Supplied records →
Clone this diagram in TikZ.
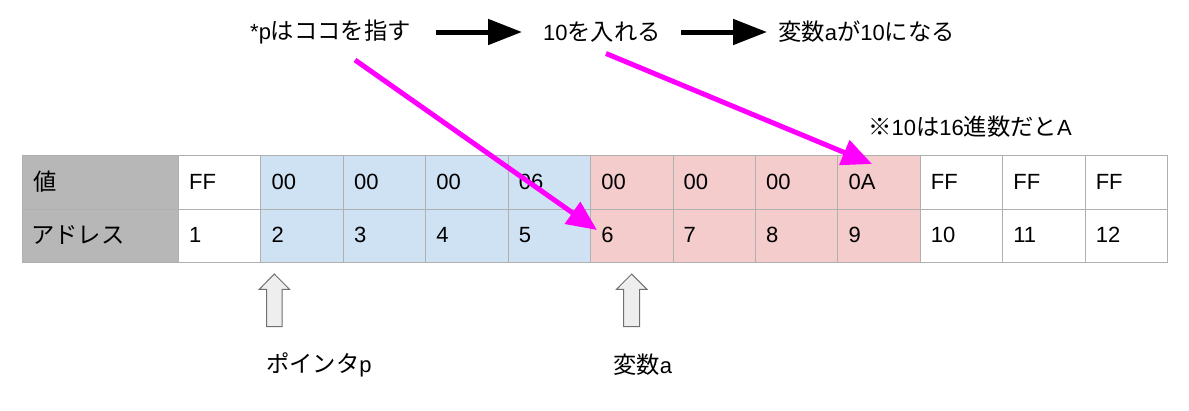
\documentclass[tikz,border=0pt]{standalone}
\usepackage{fontspec}
\setmainfont{Liberation Sans}
\newfontfamily\jpf[Scale=1.06]{Noto Sans CJK JP}
\newcommand\J[1]{{\jpf #1}}
\usetikzlibrary{arrows.meta}
\definecolor{gridgray}{HTML}{B0B0B0}
\definecolor{headgray}{HTML}{B7B7B7}
\definecolor{cellblue}{HTML}{CFE2F3}
\definecolor{cellpink}{HTML}{F4CCCC}
\definecolor{mag}{HTML}{FF00FF}
\definecolor{blkfill}{HTML}{EEEEEE}
\definecolor{blkline}{HTML}{707070}
\tikzset{
  cell/.style={draw=gridgray, line width=1pt, minimum width=82.4167pt, minimum height=53.5pt, anchor=north west, inner sep=0pt},
  celltext/.style={anchor=west},
  txt/.style={anchor=west},
  blackarrow/.style={draw=black, line width=5pt, -{Triangle[length=34pt,width=25pt]}},
  magarrow/.style={draw=mag, line width=5pt, -{Triangle[length=30pt,width=26pt]}},
  blockarrow/.style={draw=blkline, fill=blkfill, line width=1pt, line join=miter},
}
\begin{document}
\begin{tikzpicture}[x=1pt,y=-1pt, every node/.style={font=\fontsize{22}{26}\selectfont, inner sep=0pt}]
\useasboundingbox (0,0) rectangle (1189,410);
\fill[white] (0,0) rectangle (1189,410);

% header column
\node[cell, fill=headgray, minimum width=156pt] (h1) at (22,155) {};
\node[cell, fill=headgray, minimum width=156pt] (h2) at (22,208.5) {};
\node[celltext] (h1t) at (33,181.75) {\J{値}};
\node[celltext] (h2t) at (31,235.25) {\J{アドレス}};

% cells
\foreach \v/\a/\f [count=\i] in {FF/1/white, 00/2/cellblue, 00/3/cellblue, 00/4/cellblue, 06/5/cellblue, 00/6/cellpink, 00/7/cellpink, 00/8/cellpink, 0A/9/cellpink, FF/10/white, FF/11/white, FF/12/white}{
  \pgfmathsetmacro\x{178+(\i-1)*82.4167}
  \node[cell, fill=\f] (v\i) at (\x,155) {};
  \node[cell, fill=\f] (a\i) at (\x,208.5) {};
  \node[celltext] (vt\i) at ({\x+11},181.75) {\v};
  \node[celltext] (at\i) at ({\x+11},235.25) {\a};
}

% top texts
\node[txt] (t1) at (250,32) {*p\J{はココを指す}};
\node[txt] (t2) at (543,32) {10\J{を入れる}};
\node[txt] (t3) at (778,32) {\J{変数}a\J{が}10\J{になる}};
\draw[blackarrow, shorten <=25pt, shorten >=21pt] (t1.east) -- (t2.west);
\draw[blackarrow, shorten <=20pt, shorten >=11pt] (t2.east) -- (t3.west);

% note
\node[txt] (note) at (868,127) {\J{※}10\J{は}16\J{進数だと}A};

% magenta arrows
\coordinate (m1s) at (355,60);
\coordinate (m1e) at (597,230);
\coordinate (m2s) at (606,53.5);
\coordinate (m2e) at (872,164);
\draw[magarrow] (m1s) -- (m1e);
\draw[magarrow] (m2s) -- (m2e);

% block arrows
\draw[blockarrow] (266.7,326.7) -- (266.7,289.3) -- (259.3,289.3) -- (274.3,274) -- (289.5,289.3) -- (282.2,289.3) -- (282.2,326.7) -- cycle;
\draw[blockarrow] (623.7,326.7) -- (623.7,289.3) -- (616.5,289.3) -- (631.7,274) -- (647,289.3) -- (639.7,289.3) -- (639.7,326.7) -- cycle;

% labels
\node[txt] (lp) at (266,365) {\J{ポインタ}p};
\node[txt] (la) at (613,365) {\J{変数}a};
\end{tikzpicture}
\end{document}
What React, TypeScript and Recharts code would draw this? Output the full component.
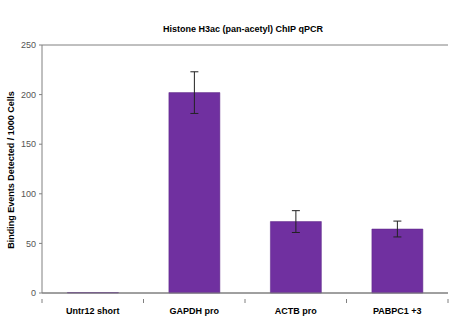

Exercise instructions → Skip every picture and return the lines above from the top through the one that contains "(note) at (868,127)".

Exercise response →
Clone this diagram in TikZ.
\documentclass[tikz,border=0pt]{standalone}
\usepackage{fontspec}
\setmainfont{Liberation Sans}
\newfontfamily\jpf[Scale=1.06]{Noto Sans CJK JP}
\newcommand\J[1]{{\jpf #1}}
\usetikzlibrary{arrows.meta}
\definecolor{gridgray}{HTML}{B0B0B0}
\definecolor{headgray}{HTML}{B7B7B7}
\definecolor{cellblue}{HTML}{CFE2F3}
\definecolor{cellpink}{HTML}{F4CCCC}
\definecolor{mag}{HTML}{FF00FF}
\definecolor{blkfill}{HTML}{EEEEEE}
\definecolor{blkline}{HTML}{707070}
\tikzset{
  cell/.style={draw=gridgray, line width=1pt, minimum width=82.4167pt, minimum height=53.5pt, anchor=north west, inner sep=0pt},
  celltext/.style={anchor=west},
  txt/.style={anchor=west},
  blackarrow/.style={draw=black, line width=5pt, -{Triangle[length=34pt,width=25pt]}},
  magarrow/.style={draw=mag, line width=5pt, -{Triangle[length=30pt,width=26pt]}},
  blockarrow/.style={draw=blkline, fill=blkfill, line width=1pt, line join=miter},
}
\begin{document}
\begin{tikzpicture}[x=1pt,y=-1pt, every node/.style={font=\fontsize{22}{26}\selectfont, inner sep=0pt}]
\useasboundingbox (0,0) rectangle (1189,410);
\fill[white] (0,0) rectangle (1189,410);

% header column
\node[cell, fill=headgray, minimum width=156pt] (h1) at (22,155) {};
\node[cell, fill=headgray, minimum width=156pt] (h2) at (22,208.5) {};
\node[celltext] (h1t) at (33,181.75) {\J{値}};
\node[celltext] (h2t) at (31,235.25) {\J{アドレス}};

% cells
\foreach \v/\a/\f [count=\i] in {FF/1/white, 00/2/cellblue, 00/3/cellblue, 00/4/cellblue, 06/5/cellblue, 00/6/cellpink, 00/7/cellpink, 00/8/cellpink, 0A/9/cellpink, FF/10/white, FF/11/white, FF/12/white}{
  \pgfmathsetmacro\x{178+(\i-1)*82.4167}
  \node[cell, fill=\f] (v\i) at (\x,155) {};
  \node[cell, fill=\f] (a\i) at (\x,208.5) {};
  \node[celltext] (vt\i) at ({\x+11},181.75) {\v};
  \node[celltext] (at\i) at ({\x+11},235.25) {\a};
}

% top texts
\node[txt] (t1) at (250,32) {*p\J{はココを指す}};
\node[txt] (t2) at (543,32) {10\J{を入れる}};
\node[txt] (t3) at (778,32) {\J{変数}a\J{が}10\J{になる}};
\draw[blackarrow, shorten <=25pt, shorten >=21pt] (t1.east) -- (t2.west);
\draw[blackarrow, shorten <=20pt, shorten >=11pt] (t2.east) -- (t3.west);

% note
\node[txt] (note) at (868,127) {\J{※}10\J{は}16\J{進数だと}A};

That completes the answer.